In re the Estate of Ostrovitz

150 Misc. 226 | N.Y. Sur. Ct. | 1934

Henderson, S.

Objections 1, 2, 3, 4 and 6 are withdrawn. Upon consent, objection 5 is sustained to the extent that the claim for credit in Schedule C of seventy-six dollars will be reduced to fifty-one dollars. Objection 7. It appears that there has been an overpayment to two of the legatees on account of their distributive shares in the estate. The amount of the overpayment cannot be fixed until the amount of the debts and administration expenses is definitely determined. When such amount is determined, the decree will provide that the executrix be surcharged with the amount of the overpayments to the legatees.

No request for a construction is made in the petition, but the special guardian raises such a question in his report, and the account contains the statement that the decree should provide for distribution as in case of intestacy. A determination of the question so raised should be made at this time. (Surr. Ct. Act, § 145.)

The will provides that the net estate be divided into fifths and is given to the' executrix in trust, one-fifth for each of five persons. Two of the trusts are for one year and one for five years after the testator’s decease when those respective shares are to be paid to the named legatees. In the remaining trusts the shares are to be held until the respective legatees attain the age of thirty. Paragraph eighth of the will is as follows:

“Eighth. I hereby direct that in the event any of my legatees hereunder shall die prior to the vesting of their respective legacies, then it is my wish that their share shall be divided equally among *228my legatees, and paid over unto them in accordance with the terms of their respective legacies hereunder.”

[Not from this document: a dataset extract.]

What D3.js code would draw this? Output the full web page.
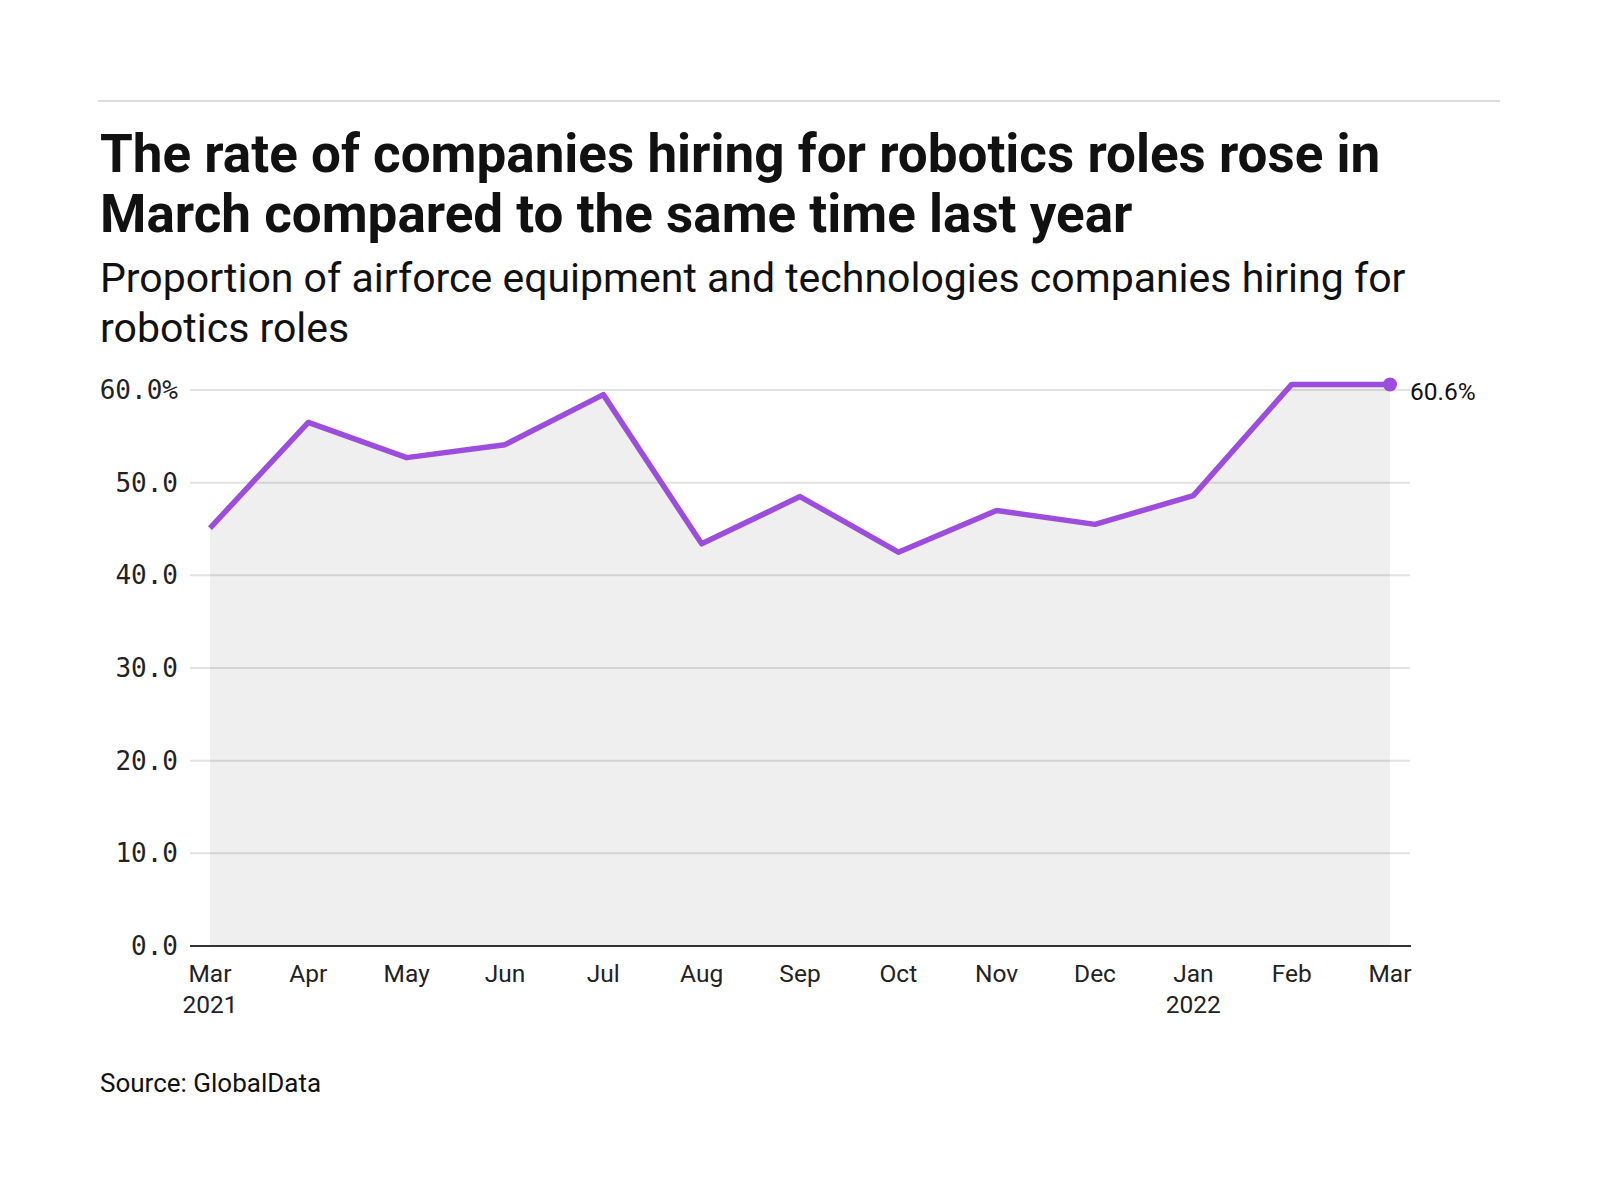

It is the contention of the special guardian that the five trusts violate the provisions of section 11 of the Personal Property Law and that there is an intestacy. It is correct that all the trusts may be measured by more than two lives in being, but I do not agree with the conclusion that the trusts must fail entirely. The five legacies upon which payment is deferred are measured by the lives of the respective beneficiaries. Where it is possible to effectuate the wishes of the testator by severing those trust provisions which are illegal from those which he is permitted to make, the court will give such reasonable application to the rules with respect to the suspension of the power of alienation as will carry out his expressed intention. (Matter of Trevor, 239 N. Y. 6.) In Matter of Horner (237 N. Y. 489, 495) it was said: “ The provision that in given circumstances a share shall fall back into the general body of the trust and remain unsevered from the bulk is so subordinate in importance and so separable in function that we are at liberty to cut if off and preserve what goes before.”

The testator in this case was interested in five persons, each of whom he desired to receive equal portions of his estate. His further intention was that the vesting of each portion in the individual to be benefited should take place, in three instances, at specified times after his death, and in two instances, not before the beneficiary reached the age of thirty. His provision that in any case where a beneficiary dies before his share vests, such share should be divided equally among the survivors, or in the event that their share had not already vested, the share be added to the trust for such beneficiary’s benefit, was proper. It is only in the event of the death of a second beneficiary before the vesting of his share that there is an unlawful suspension of the power of alienation, and then only of that portion held in trust which he received by reason of the prior death of another legatee.

The intent of the testator may be given effect as nearly as possible without an illegal suspension of absolute ownership by terminating the trust as to the amount by which such fund may have been augmented by reason of the death of another beneficiary in the event of the death of a survivor before the vesting of his legacy. (Matter of Aucaigne, 131 Misc. 723, 727.) Upon the death of the surviving beneficiaries, before the vesting of their legacies, each of such trusts ends as to the amount of such augmentation, and the latter then passes as if the deceased testator had died intestate. Settle decree accordingly.